All of the data that follows should be retyped exactly, please, except the pictures.

# START OF Material for this task

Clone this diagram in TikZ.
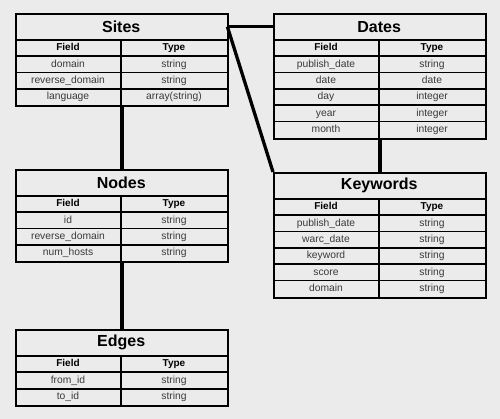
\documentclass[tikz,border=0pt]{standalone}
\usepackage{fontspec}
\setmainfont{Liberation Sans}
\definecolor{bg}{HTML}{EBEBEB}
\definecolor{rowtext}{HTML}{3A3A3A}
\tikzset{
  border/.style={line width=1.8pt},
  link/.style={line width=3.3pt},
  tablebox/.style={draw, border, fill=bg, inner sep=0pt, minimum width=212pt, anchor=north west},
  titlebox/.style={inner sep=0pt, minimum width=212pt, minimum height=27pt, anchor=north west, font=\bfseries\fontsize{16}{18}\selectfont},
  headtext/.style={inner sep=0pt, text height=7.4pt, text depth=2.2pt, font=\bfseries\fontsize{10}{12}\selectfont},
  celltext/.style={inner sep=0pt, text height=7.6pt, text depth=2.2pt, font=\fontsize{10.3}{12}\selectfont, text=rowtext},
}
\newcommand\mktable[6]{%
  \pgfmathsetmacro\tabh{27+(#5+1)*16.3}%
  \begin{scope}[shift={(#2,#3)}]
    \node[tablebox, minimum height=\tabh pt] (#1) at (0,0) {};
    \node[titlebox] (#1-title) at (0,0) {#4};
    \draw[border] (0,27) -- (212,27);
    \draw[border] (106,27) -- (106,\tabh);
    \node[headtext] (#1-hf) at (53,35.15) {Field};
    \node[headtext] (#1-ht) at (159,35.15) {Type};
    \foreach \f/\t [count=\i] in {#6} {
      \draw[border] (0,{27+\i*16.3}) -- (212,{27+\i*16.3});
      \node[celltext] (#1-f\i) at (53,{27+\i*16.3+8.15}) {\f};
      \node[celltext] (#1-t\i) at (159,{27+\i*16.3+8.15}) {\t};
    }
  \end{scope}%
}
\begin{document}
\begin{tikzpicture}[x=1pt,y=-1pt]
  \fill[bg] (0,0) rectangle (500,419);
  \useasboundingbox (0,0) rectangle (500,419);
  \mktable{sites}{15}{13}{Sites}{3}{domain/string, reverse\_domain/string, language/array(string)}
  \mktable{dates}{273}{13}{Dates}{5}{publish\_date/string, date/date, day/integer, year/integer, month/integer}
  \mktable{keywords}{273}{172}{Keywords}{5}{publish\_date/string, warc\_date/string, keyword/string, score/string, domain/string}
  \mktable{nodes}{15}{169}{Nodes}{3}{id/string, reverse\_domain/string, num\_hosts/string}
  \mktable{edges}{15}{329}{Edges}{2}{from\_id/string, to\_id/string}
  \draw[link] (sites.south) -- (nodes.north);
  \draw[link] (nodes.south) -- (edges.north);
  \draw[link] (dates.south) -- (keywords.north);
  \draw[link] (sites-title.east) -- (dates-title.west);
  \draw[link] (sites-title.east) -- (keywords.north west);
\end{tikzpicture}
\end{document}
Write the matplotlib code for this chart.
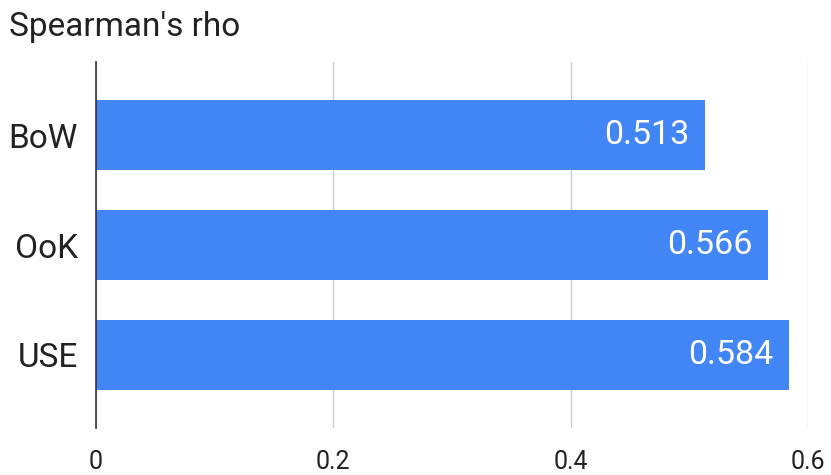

# END OF Material for this task

**Complete response**.
Clone this diagram in TikZ.
\documentclass[tikz,border=0pt]{standalone}
\usepackage{fontspec}
\setmainfont{Liberation Sans}
\definecolor{bg}{HTML}{EBEBEB}
\definecolor{rowtext}{HTML}{3A3A3A}
\tikzset{
  border/.style={line width=1.8pt},
  link/.style={line width=3.3pt},
  tablebox/.style={draw, border, fill=bg, inner sep=0pt, minimum width=212pt, anchor=north west},
  titlebox/.style={inner sep=0pt, minimum width=212pt, minimum height=27pt, anchor=north west, font=\bfseries\fontsize{16}{18}\selectfont},
  headtext/.style={inner sep=0pt, text height=7.4pt, text depth=2.2pt, font=\bfseries\fontsize{10}{12}\selectfont},
  celltext/.style={inner sep=0pt, text height=7.6pt, text depth=2.2pt, font=\fontsize{10.3}{12}\selectfont, text=rowtext},
}
\newcommand\mktable[6]{%
  \pgfmathsetmacro\tabh{27+(#5+1)*16.3}%
  \begin{scope}[shift={(#2,#3)}]
    \node[tablebox, minimum height=\tabh pt] (#1) at (0,0) {};
    \node[titlebox] (#1-title) at (0,0) {#4};
    \draw[border] (0,27) -- (212,27);
    \draw[border] (106,27) -- (106,\tabh);
    \node[headtext] (#1-hf) at (53,35.15) {Field};
    \node[headtext] (#1-ht) at (159,35.15) {Type};
    \foreach \f/\t [count=\i] in {#6} {
      \draw[border] (0,{27+\i*16.3}) -- (212,{27+\i*16.3});
      \node[celltext] (#1-f\i) at (53,{27+\i*16.3+8.15}) {\f};
      \node[celltext] (#1-t\i) at (159,{27+\i*16.3+8.15}) {\t};
    }
  \end{scope}%
}
\begin{document}
\begin{tikzpicture}[x=1pt,y=-1pt]
  \fill[bg] (0,0) rectangle (500,419);
  \useasboundingbox (0,0) rectangle (500,419);
  \mktable{sites}{15}{13}{Sites}{3}{domain/string, reverse\_domain/string, language/array(string)}
  \mktable{dates}{273}{13}{Dates}{5}{publish\_date/string, date/date, day/integer, year/integer, month/integer}
  \mktable{keywords}{273}{172}{Keywords}{5}{publish\_date/string, warc\_date/string, keyword/string, score/string, domain/string}
  \mktable{nodes}{15}{169}{Nodes}{3}{id/string, reverse\_domain/string, num\_hosts/string}
  \mktable{edges}{15}{329}{Edges}{2}{from\_id/string, to\_id/string}
  \draw[link] (sites.south) -- (nodes.north);
  \draw[link] (nodes.south) -- (edges.north);
  \draw[link] (dates.south) -- (keywords.north);
  \draw[link] (sites-title.east) -- (dates-title.west);
  \draw[link] (sites-title.east) -- (keywords.north west);
\end{tikzpicture}
\end{document}
Write the matplotlib code for this chart.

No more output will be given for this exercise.